The king crab, a large crustacean with elongated legs found in the seas of Alaska and southern Patagonia, has found a unique solution to this problem. When young crabs concentrate in a particular area on the seafloor, they stack on top of each other and tightly entangle themselves. They form rounded and elongated clusters.

These aggregations consist of individuals of both sexes and nearly the same age. This peculiar social behavior is observed in young animals during their first three years of life. By staying together during reproduction, they can better counteract predator attacks. Their rigid and closely connected carapaces form a solid shield.

In this way, they present themselves to the enemy as a single, enormous animal that would be futile to attack. However, if fish that feed on them were to attempt an “assault,” they would face furious head blows against the population, and after several attempts, they would notice that they can only occasionally detach an individual from the formation. This represents meager food for a significant expenditure of energy.

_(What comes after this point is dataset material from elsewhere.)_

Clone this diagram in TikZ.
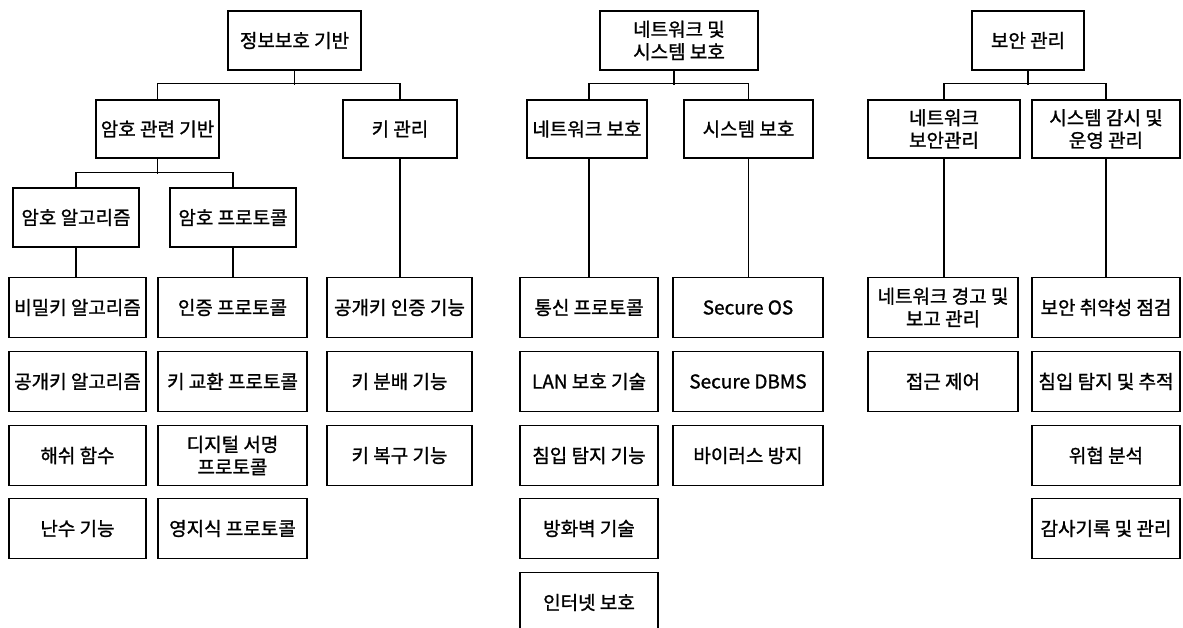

On one occasion, a cluster of a hundred crabs was followed and observed. It was found that they had barely covered 300 meters of seafloor in just over two months. During their slow movement, they encountered another, much larger formation consisting of several thousand individuals and merged with it. After these gatherings and once spawning is finished, king crabs regain their freedom and return to their solitary lives to feed. They then become easy prey for predators, who will have to settle for isolated individuals.

Over thousands of years of evolution, the sea has found ingenious answers to the questions of survival. Animals have developed successful defenses to face their enemies. However, they have not yet developed “antibodies” against human attacks. In the case of the king crab, humans take advantage of these massive gatherings to catch them with minimal effort. The sea will have to respond to this; the only question is whether we will give it enough time.

“One cannot defend what one does not love, and one cannot love what one does not know.”